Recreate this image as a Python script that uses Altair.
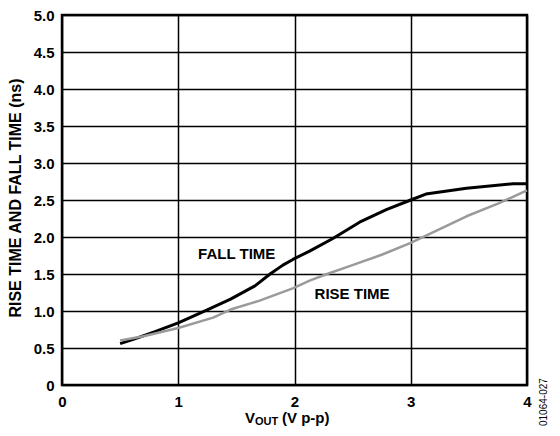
import altair as alt
import pandas as pd

# Fall time (black)
fall_x = [0.5, 0.6, 0.8, 1.0, 1.24, 1.45, 1.66, 1.79, 1.9, 1.99, 2.13, 2.33, 2.56, 2.79, 3.0, 3.13, 3.48, 3.88, 4.0]
fall_y = [0.56, 0.61, 0.72, 0.84, 1.01, 1.16, 1.34, 1.50, 1.62, 1.70, 1.81, 1.98, 2.20, 2.37, 2.50, 2.58, 2.66, 2.72, 2.72]
# Rise time (gray)
rise_x = [0.5, 0.7, 1.0, 1.3, 1.45, 1.7, 1.99, 2.13, 2.28, 2.48, 2.75, 3.0, 3.48, 3.75, 4.0]
rise_y = [0.60, 0.66, 0.77, 0.91, 1.02, 1.14, 1.31, 1.41, 1.50, 1.61, 1.76, 1.92, 2.28, 2.45, 2.63]

x_ticks = [0, 1, 2, 3, 4]
y_ticks = [0, 0.5, 1.0, 1.5, 2.0, 2.5, 3.0, 3.5, 4.0, 4.5, 5.0]

label_text = ["FALL TIME", "RISE TIME"]
label_x = [1.503, 2.495]
label_y = [1.77, 1.236]

FONT = "Arial, Liberation Sans, Helvetica, sans-serif"

df = pd.DataFrame(
    {"x": fall_x + rise_x,
     "y": fall_y + rise_y,
     "series": ["Fall"] * len(fall_x) + ["Rise"] * len(rise_x),
     "order": list(range(len(fall_x))) + list(range(len(rise_x)))}
)
labels = pd.DataFrame({"t": label_text, "x": label_x, "y": label_y})

xscale = alt.Scale(domain=[0, 4], nice=False, zero=False)
yscale = alt.Scale(domain=[0, 5], nice=False, zero=False)

def xaxis():
    return alt.Axis(values=x_ticks, tickCount=len(x_ticks) + 10, title=None, grid=True, ticks=False,
                    domain=False, labelPadding=9, labelOverlap=False, labelFlush=False,
                    labelExpr="format(datum.value, 'd')")

def yaxis():
    return alt.Axis(values=y_ticks, tickCount=len(y_ticks) + 10, title=None, grid=True, ticks=False,
                    domain=False, labelPadding=8, labelOverlap=False, labelFlush=False,
                    labelExpr="datum.value == 0 ? '0' : format(datum.value, '.1f')")

lines = alt.Chart(df).mark_line(strokeJoin="round", strokeCap="butt").encode(
    x=alt.X("x:Q", scale=xscale, axis=xaxis()),
    y=alt.Y("y:Q", scale=yscale, axis=yaxis()),
    color=alt.Color("series:N", scale=alt.Scale(domain=["Fall", "Rise"], range=["#000000", "#9a9a9a"]), legend=None),
    strokeWidth=alt.StrokeWidth("series:N", scale=alt.Scale(domain=["Fall", "Rise"], range=[3, 2.5]), legend=None),
    order="order:Q",
    detail="series:N",
)

series_labels = alt.Chart(labels).mark_text(font=FONT, fontSize=15, fontWeight="bold", color="black").encode(
    x=alt.X("x:Q", scale=xscale, axis=xaxis()),
    y=alt.Y("y:Q", scale=yscale, axis=yaxis()),
    text="t:N",
)

def txt(s, x, y, size=15, weight="bold", align="left", baseline="alphabetic", angle=0):
    return alt.Chart(pd.DataFrame({"t": [s]})).mark_text(
        font=FONT, fontSize=size, fontWeight=weight, color="black",
        align=align, baseline=baseline, angle=angle
    ).encode(x=alt.value(x), y=alt.value(y), text="t:N")

ytitle = txt("RISE TIME AND FALL TIME (ns)", -46, 183, size=16, align="center", baseline="middle", angle=270)
xt1 = txt("V", 183, 408)
xt2 = txt("OUT", 193, 410, size=11)
xt3 = txt("(V p-p)", 220, 408)
code = txt("01064-027", 482, 411, size=10, weight="normal", align="left", baseline="middle", angle=270)

chart = alt.layer(lines, series_labels, ytitle, xt1, xt2, xt3, code).properties(
    width=465, height=370,
    autosize=alt.AutoSizeParams(type="none"),
    padding={"left": 54, "top": 7, "right": 25, "bottom": 43},
).configure_view(
    stroke="black", strokeWidth=2.5
).configure_axis(
    labelFont=FONT, labelFontSize=15, labelFontWeight="bold", labelColor="black",
    gridColor="black", gridWidth=1.5, gridOpacity=1, labelOverlap=False,
)

chart.save("out.html", embed_options={"renderer": "svg", "actions": False})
◆ ◆ ◆ ◆
Without the pictures, output the full listing exactly as it stands.

Recreate this image as a Python script that uses Altair.
import altair as alt
import pandas as pd

# Fall time (black)
fall_x = [0.5, 0.6, 0.8, 1.0, 1.24, 1.45, 1.66, 1.79, 1.9, 1.99, 2.13, 2.33, 2.56, 2.79, 3.0, 3.13, 3.48, 3.88, 4.0]
fall_y = [0.56, 0.61, 0.72, 0.84, 1.01, 1.16, 1.34, 1.50, 1.62, 1.70, 1.81, 1.98, 2.20, 2.37, 2.50, 2.58, 2.66, 2.72, 2.72]
# Rise time (gray)
rise_x = [0.5, 0.7, 1.0, 1.3, 1.45, 1.7, 1.99, 2.13, 2.28, 2.48, 2.75, 3.0, 3.48, 3.75, 4.0]
rise_y = [0.60, 0.66, 0.77, 0.91, 1.02, 1.14, 1.31, 1.41, 1.50, 1.61, 1.76, 1.92, 2.28, 2.45, 2.63]

x_ticks = [0, 1, 2, 3, 4]
y_ticks = [0, 0.5, 1.0, 1.5, 2.0, 2.5, 3.0, 3.5, 4.0, 4.5, 5.0]

label_text = ["FALL TIME", "RISE TIME"]
label_x = [1.503, 2.495]
label_y = [1.77, 1.236]

FONT = "Arial, Liberation Sans, Helvetica, sans-serif"

df = pd.DataFrame(
    {"x": fall_x + rise_x,
     "y": fall_y + rise_y,
     "series": ["Fall"] * len(fall_x) + ["Rise"] * len(rise_x),
     "order": list(range(len(fall_x))) + list(range(len(rise_x)))}
)
labels = pd.DataFrame({"t": label_text, "x": label_x, "y": label_y})

xscale = alt.Scale(domain=[0, 4], nice=False, zero=False)
yscale = alt.Scale(domain=[0, 5], nice=False, zero=False)

def xaxis():
    return alt.Axis(values=x_ticks, tickCount=len(x_ticks) + 10, title=None, grid=True, ticks=False,
                    domain=False, labelPadding=9, labelOverlap=False, labelFlush=False,
                    labelExpr="format(datum.value, 'd')")

def yaxis():
    return alt.Axis(values=y_ticks, tickCount=len(y_ticks) + 10, title=None, grid=True, ticks=False,
                    domain=False, labelPadding=8, labelOverlap=False, labelFlush=False,
                    labelExpr="datum.value == 0 ? '0' : format(datum.value, '.1f')")

lines = alt.Chart(df).mark_line(strokeJoin="round", strokeCap="butt").encode(
    x=alt.X("x:Q", scale=xscale, axis=xaxis()),
    y=alt.Y("y:Q", scale=yscale, axis=yaxis()),
    color=alt.Color("series:N", scale=alt.Scale(domain=["Fall", "Rise"], range=["#000000", "#9a9a9a"]), legend=None),
    strokeWidth=alt.StrokeWidth("series:N", scale=alt.Scale(domain=["Fall", "Rise"], range=[3, 2.5]), legend=None),
    order="order:Q",
    detail="series:N",
)

series_labels = alt.Chart(labels).mark_text(font=FONT, fontSize=15, fontWeight="bold", color="black").encode(
    x=alt.X("x:Q", scale=xscale, axis=xaxis()),
    y=alt.Y("y:Q", scale=yscale, axis=yaxis()),
    text="t:N",
)

def txt(s, x, y, size=15, weight="bold", align="left", baseline="alphabetic", angle=0):
    return alt.Chart(pd.DataFrame({"t": [s]})).mark_text(
        font=FONT, fontSize=size, fontWeight=weight, color="black",
        align=align, baseline=baseline, angle=angle
    ).encode(x=alt.value(x), y=alt.value(y), text="t:N")

ytitle = txt("RISE TIME AND FALL TIME (ns)", -46, 183, size=16, align="center", baseline="middle", angle=270)
xt1 = txt("V", 183, 408)
xt2 = txt("OUT", 193, 410, size=11)
xt3 = txt("(V p-p)", 220, 408)
code = txt("01064-027", 482, 411, size=10, weight="normal", align="left", baseline="middle", angle=270)

chart = alt.layer(lines, series_labels, ytitle, xt1, xt2, xt3, code).properties(
    width=465, height=370,
    autosize=alt.AutoSizeParams(type="none"),
    padding={"left": 54, "top": 7, "right": 25, "bottom": 43},
).configure_view(
    stroke="black", strokeWidth=2.5
).configure_axis(
    labelFont=FONT, labelFontSize=15, labelFontWeight="bold", labelColor="black",
    gridColor="black", gridWidth=1.5, gridOpacity=1, labelOverlap=False,
)

chart.save("out.html", embed_options={"renderer": "svg", "actions": False})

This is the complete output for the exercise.